Some people are obsessed with their own dreams and the more vivid the better. "I came across a city filled with ice-cream castles. I was in a rowboat with my old maths teacher except it wasn't my maths teacher, it was my mother..." and so on and so on.
I'm no psychologist or any other ologist that knows anything about the brain, or the sub-conscious, but I have come to the conclusion that dreams are nothing more than the mind going on an abstract wander, free from the necessary rules and restrictions that it faces in the awake hours. As such, they are meaningless, and, I hasten to add, of interest only to yourself and nobody else.
Jung can suck my dick.
I have therefore written page 1 of my 'Dream Interpretations by Perseus Q' book which I'm psitive will become a best-seller.
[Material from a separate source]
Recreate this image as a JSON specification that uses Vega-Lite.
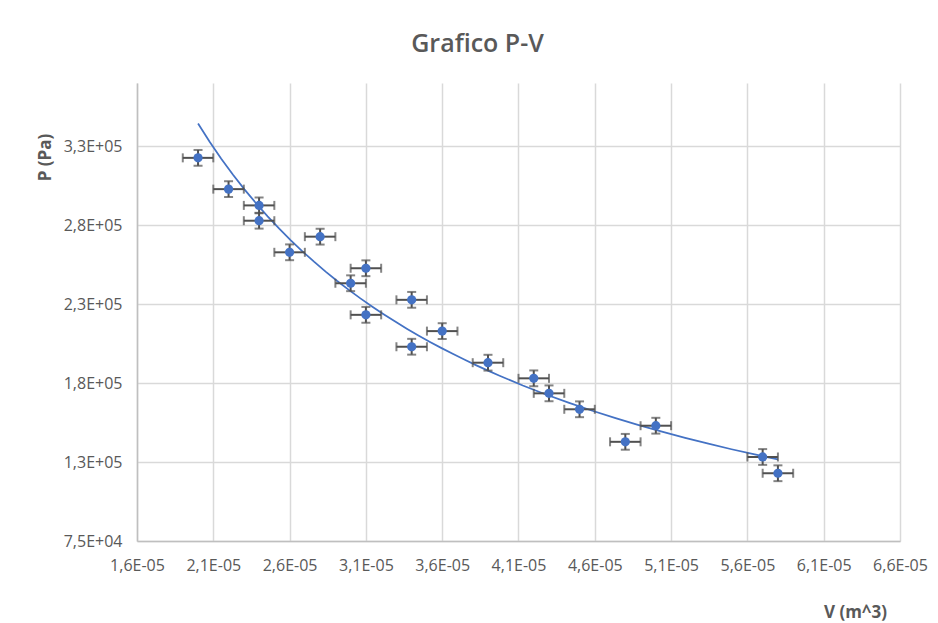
{
  "$schema": "https://vega.github.io/schema/vega-lite/v6.json",
  "width": 763,
  "height": 458,
  "autosize": {"type": "none"},
  "padding": {"left": 137, "top": 83, "right": 38, "bottom": 82},
  "background": "white",
  "config": {"font": "Open Sans", "view": {"stroke": null}},
  "title": {"text": "Grafico P-V", "fontSize": 25, "fontWeight": 600, "color": "#595959", "anchor": "middle", "dx": -41, "frame": "group", "offset": 6, "baseline": "alphabetic"},
  "data": {"values": [
    {"V": 0.000020, "P": 317600, "eV": 0.000001, "eP": 5000},
    {"V": 0.000022, "P": 297800, "eV": 0.000001, "eP": 5000},
    {"V": 0.000024, "P": 287500, "eV": 0.000001, "eP": 5000},
    {"V": 0.000024, "P": 277800, "eV": 0.000001, "eP": 5000},
    {"V": 0.000026, "P": 257800, "eV": 0.000001, "eP": 5000},
    {"V": 0.000028, "P": 267700, "eV": 0.000001, "eP": 5000},
    {"V": 0.000030, "P": 238200, "eV": 0.000001, "eP": 5000},
    {"V": 0.000031, "P": 247700, "eV": 0.000001, "eP": 5000},
    {"V": 0.000031, "P": 218200, "eV": 0.000001, "eP": 5000},
    {"V": 0.000034, "P": 227700, "eV": 0.000001, "eP": 5000},
    {"V": 0.000034, "P": 198000, "eV": 0.000001, "eP": 5000},
    {"V": 0.000036, "P": 207900, "eV": 0.000001, "eP": 5000},
    {"V": 0.000039, "P": 187900, "eV": 0.000001, "eP": 5000},
    {"V": 0.000042, "P": 178000, "eV": 0.000001, "eP": 5000},
    {"V": 0.000043, "P": 168500, "eV": 0.000001, "eP": 5000},
    {"V": 0.000045, "P": 158400, "eV": 0.000001, "eP": 5000},
    {"V": 0.000048, "P": 137800, "eV": 0.000001, "eP": 5000},
    {"V": 0.000050, "P": 148000, "eV": 0.000001, "eP": 5000},
    {"V": 0.000057, "P": 128200, "eV": 0.000001, "eP": 5000},
    {"V": 0.000058, "P": 117900, "eV": 0.000001, "eP": 5000}
  ]},
  "encoding": {
    "x": {
      "field": "V", "type": "quantitative",
      "scale": {"domain": [0.000016, 0.000066], "nice": false, "zero": false},
      "axis": {
        "title": "V (m^3)",
        "values": [0.000016, 0.000021, 0.000026, 0.000031, 0.000036, 0.000041, 0.000046, 0.000051, 0.000056, 0.000061, 0.000066],
        "labelExpr": "replace(replace(format(datum.value, '.1e'), '.', ','), 'e-', 'E-0')",
        "grid": true, "gridColor": "#D9D9D9", "gridWidth": 1.5,
        "domainColor": "#BFBFBF", "domainWidth": 1.5,
        "ticks": false, "labelFlush": false, "labelOverlap": false,
        "labelFontSize": 16, "labelColor": "#595959", "labelPadding": 16,
        "titleFontSize": 17, "titleFontWeight": "bold", "titleColor": "#595959",
        "titleX": 718, "titleY": 71, "titleAlign": "center", "titleBaseline": "middle"
      }
    },
    "y": {
      "field": "P", "type": "quantitative",
      "scale": {"domain": [75000, 365000], "nice": false, "zero": false},
      "axis": {
        "title": "P (Pa)",
        "values": [75000, 125000, 175000, 225000, 275000, 325000],
        "labelExpr": "replace(replace(format(datum.value, '.1e'), '.', ','), 'e+', 'E+0')",
        "grid": true, "gridColor": "#D9D9D9", "gridWidth": 1.5,
        "domainColor": "#BFBFBF", "domainWidth": 1.5,
        "ticks": false, "labelFlush": false, "labelOverlap": false,
        "labelFontSize": 16, "labelColor": "#595959", "labelPadding": 15,
        "titleFontSize": 17, "titleFontWeight": "bold", "titleColor": "#595959",
        "titleX": -92, "titleY": 74, "titleAngle": 270, "titleAlign": "center", "titleBaseline": "middle"
      }
    }
  },
  "layer": [
    {
      "transform": [{"regression": "P", "on": "V", "method": "pow"}],
      "mark": {"type": "line", "color": "#4472C4", "strokeWidth": 1.75}
    },
    {
      "mark": {"type": "errorbar", "color": "#505050", "thickness": 2, "ticks": {"size": 9, "thickness": 2, "color": "#505050"}},
      "encoding": {"xError": {"field": "eV"}}
    },
    {
      "mark": {"type": "errorbar", "color": "#505050", "thickness": 2, "ticks": {"size": 9, "thickness": 2, "color": "#505050"}},
      "encoding": {"yError": {"field": "eP"}}
    },
    {
      "mark": {"type": "point", "filled": true, "shape": "circle", "size": 85, "color": "#4472C4", "opacity": 1}
    }
  ]
}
Dream: You are attacked by spiders.
Interpretation: You don't want to be attacked by spiders.
Dream: You are drowning.
Interpretation: You don't want to drown.
Dream: Your husband dies and you are very sad.
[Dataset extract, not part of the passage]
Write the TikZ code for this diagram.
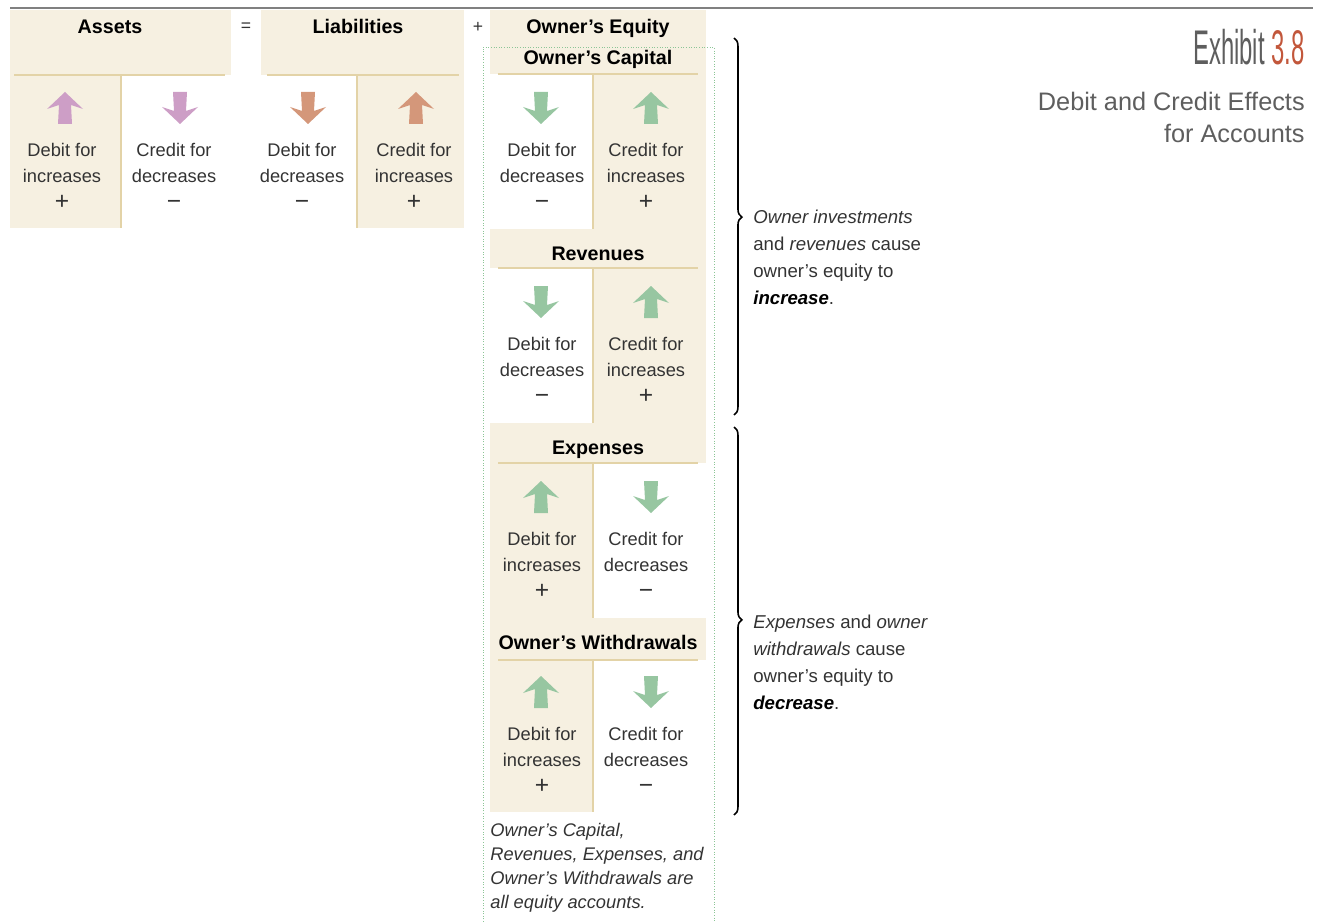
\documentclass[tikz,border=0pt]{standalone}
\usepackage{fontspec}
\setmainfont{Liberation Sans}
\usepackage{tikz}
\usetikzlibrary{decorations.pathreplacing}
\definecolor{parchment}{HTML}{F6F0E1}
\definecolor{tanrule}{HTML}{E3D3A7}
\definecolor{orchid}{HTML}{CD9EC6}
\definecolor{terracotta}{HTML}{D4977A}
\definecolor{sage}{HTML}{97C6A1}
\definecolor{inkgray}{HTML}{333333}
\definecolor{titlegray}{HTML}{5E5E5E}
\definecolor{rust}{HTML}{C2573B}
\definecolor{dotgreen}{HTML}{8CC596}

\newcommand{\plusmark}{{\fontsize{14}{15}\selectfont +}}
\newcommand{\minusmark}{{\fontsize{14}{15}\selectfont −}}

\tikzset{
  acctitle/.style={inner sep=0pt, anchor=base, font=\bfseries\fontsize{11.2}{13}\selectfont},
  cellnote/.style={inner sep=0pt, anchor=north, align=center, text=inkgray, font=\fontsize{10.4}{15}\selectfont},
  bracenote/.style={inner sep=0pt, anchor=north west, align=left, text=inkgray, font=\fontsize{10.6}{15.3}\selectfont},
  tanline/.style={tanrule, line width=1.6pt},
  uparr/.pic={\fill (0,-16)--(18,1)--(6,-3)--(7,16)--(-7,16)--(-6,-3)--(-18,1)--cycle;},
  downarr/.pic={\fill (0,16)--(18,-1)--(6,3)--(7,-16)--(-7,-16)--(-6,3)--(-18,-1)--cycle;}
}

\begin{document}
\begin{tikzpicture}[x=0.02cm, y=-0.02cm]
  \useasboundingbox (0,0) rectangle (1321,922);

  % top rule
  \draw[gray, line width=0.8pt] (10,8)--(1313,8);

  % Assets
  \fill[parchment] (10,10) rectangle (231,75);
  \fill[parchment] (10,75) rectangle (121,228);
  \draw[tanline] (14,75)--(225,75);
  \draw[tanline] (121,75)--(121,228);
  \node[acctitle] (assets) at (110,34) {Assets};
  \pic[fill=orchid] at (65,108) {uparr};
  \pic[fill=orchid] at (180,108) {downarr};
  \node[cellnote] (assetsdr) at (62,143) {Debit for\\increases\\\plusmark};
  \node[cellnote] (assetscr) at (174,143) {Credit for\\decreases\\\minusmark};

  \node[text=inkgray] (eqsign) at (246,27) {=};

  % Liabilities
  \fill[parchment] (261,10) rectangle (464,75);
  \fill[parchment] (357,75) rectangle (464,228);
  \draw[tanline] (267,75)--(459,75);
  \draw[tanline] (357,75)--(357,228);
  \node[acctitle] (liab) at (358,34) {Liabilities};
  \pic[fill=terracotta] at (308,108) {downarr};
  \pic[fill=terracotta] at (416,108) {uparr};
  \node[cellnote] (liabdr) at (302,143) {Debit for\\decreases\\\minusmark};
  \node[cellnote] (liabcr) at (414,143) {Credit for\\increases\\\plusmark};

  \node[text=inkgray] (plussign) at (478,27) {+};

  % Owner's Equity -- Owner's Capital
  \fill[parchment] (490,10) rectangle (706,74);
  \fill[parchment] (593,74) rectangle (706,229);
  \draw[tanline] (498,74)--(698,74);
  \draw[tanline] (593,74)--(593,229);
  \node[acctitle] (equity) at (598,34) {Owner’s Equity};
  \node[acctitle] (capital) at (598,65) {Owner’s Capital};
  \pic[fill=sage] at (541,108) {downarr};
  \pic[fill=sage] at (651,108) {uparr};
  \node[cellnote] (capitaldr) at (542,143) {Debit for\\decreases\\\minusmark};
  \node[cellnote] (capitalcr) at (646,143) {Credit for\\increases\\\plusmark};

  % Revenues
  \fill[parchment] (490,229) rectangle (706,268);
  \fill[parchment] (593,268) rectangle (706,423);
  \draw[tanline] (498,268)--(698,268);
  \draw[tanline] (593,268)--(593,423);
  \node[acctitle] (revenues) at (598,260) {Revenues};
  \pic[fill=sage] at (541,302) {downarr};
  \pic[fill=sage] at (651,302) {uparr};
  \node[cellnote] (revenuesdr) at (542,337) {Debit for\\decreases\\\minusmark};
  \node[cellnote] (revenuescr) at (646,337) {Credit for\\increases\\\plusmark};

  % Expenses
  \fill[parchment] (490,423) rectangle (706,463);
  \fill[parchment] (490,463) rectangle (593,618);
  \draw[tanline] (498,463)--(698,463);
  \draw[tanline] (593,463)--(593,618);
  \node[acctitle] (expenses) at (598,454) {Expenses};
  \pic[fill=sage] at (541,497) {uparr};
  \pic[fill=sage] at (651,497) {downarr};
  \node[cellnote] (expensesdr) at (542,532) {Debit for\\increases\\\plusmark};
  \node[cellnote] (expensescr) at (646,532) {Credit for\\decreases\\\minusmark};

  % Owner's Withdrawals
  \fill[parchment] (490,618) rectangle (706,660);
  \fill[parchment] (490,660) rectangle (593,812);
  \draw[tanline] (498,660)--(698,660);
  \draw[tanline] (593,660)--(593,812);
  \node[acctitle] (withdrawals) at (598,649) {Owner’s Withdrawals};
  \pic[fill=sage] at (541,692) {uparr};
  \pic[fill=sage] at (651,692) {downarr};
  \node[cellnote] (withdrawalsdr) at (542,727) {Debit for\\increases\\\plusmark};
  \node[cellnote] (withdrawalscr) at (646,727) {Credit for\\decreases\\\minusmark};

  % equity accounts frame
  \draw[dotgreen, densely dotted, line width=0.5pt] (483,922)--(483,47)--(714,47)--(714,922);
  \node[bracenote, font=\itshape\fontsize{10.4}{13.6}\selectfont] (eqnote) at (490,823)
    {Owner’s Capital,\\Revenues, Expenses, and\\Owner’s Withdrawals are\\all equity accounts.};

  % braces
  \draw[line width=0.9pt, decorate, decoration={brace, amplitude=4.5pt, aspect=0.475}] (734,38)--(734,415);
  \draw[line width=0.9pt, decorate, decoration={brace, amplitude=4.5pt, aspect=0.497}] (734,427)--(734,815);
  \node[bracenote] (upnote) at (753,210)
    {\textit{Owner investments}\\and \textit{revenues} cause\\owner’s equity to\\\textcolor{black}{\textbf{\textit{increase}}}.};
  \node[bracenote] (downnote) at (753,615)
    {\textit{Expenses} and \textit{owner}\\\textit{withdrawals} cause\\owner’s equity to\\\textcolor{black}{\textbf{\textit{decrease}}}.};

  % exhibit title
  \node[inner sep=0pt, anchor=base east, font=\fontsize{27.7}{30}\selectfont] (exhibit) at (1305,65)
    {\scalebox{0.49}[1]{\textcolor{titlegray}{Exhibit} \textcolor{rust}{3.8}}};
  \node[inner sep=0pt, anchor=north east, align=right, text=titlegray, font=\fontsize{14.4}{18.1}\selectfont] (subtitle) at (1305,92)
    {Debit and Credit Effects\\for Accounts};
\end{tikzpicture}
\end{document}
Interpretation: You don't want your husband to die.
Dream: You had sex with Natalie Portman.
Interpretation: You want to have sex with Natalie Portman.
Dream: You score a century in the Boxing Day Test.
Interpretation: You would like to score a century in the Boxing Day Test.
Dream: A wild bull chases you across a paddock.
Interpretation: You would not like to be chased across a paddock by a wild bull.
Dream: You roll down a hill and land in a fairy land where you learn to cast spells that heal the sick, and you have a pet fox that can communicate telepathically with you and you and your fox called Ingwahla live in a house atop a magic tree that almost touches the sky, and everyone in fairy land love each other and when the snowflakes touch the ground in fairyland, they turn into emerald gems.
Interpretation: You are a boring hippy.
Dream: You send off all these stupid SMSs to former and potential lovers that are offensive and/or stupid, then end up falling into a bush and waking up an hour later with a splitting headache and you have lost your wallet.
Interpretation: It wasn't a dream, you were drunk last night. Call your bank.
Dream: You are sitting around at home reading Dostoyevsky and smoking cigarettes, and a naked Natalie Portman comes in and says, "Hey, I love Dostoyevsky. Can I have a ciggy?"
Interpretation: You are me.
Dream: You are sitting around reading 1875's 'Critique Of The Gotha program' when a naked Julia Gillard comes in and says, "Rudd's gone and I'm taking over, and I want you to be my deputy, but first of all, congratulations on scoring that ton in the Boxing Day test. Can I have a beer?"
Interpretation: You are Ramon Insertnamehere.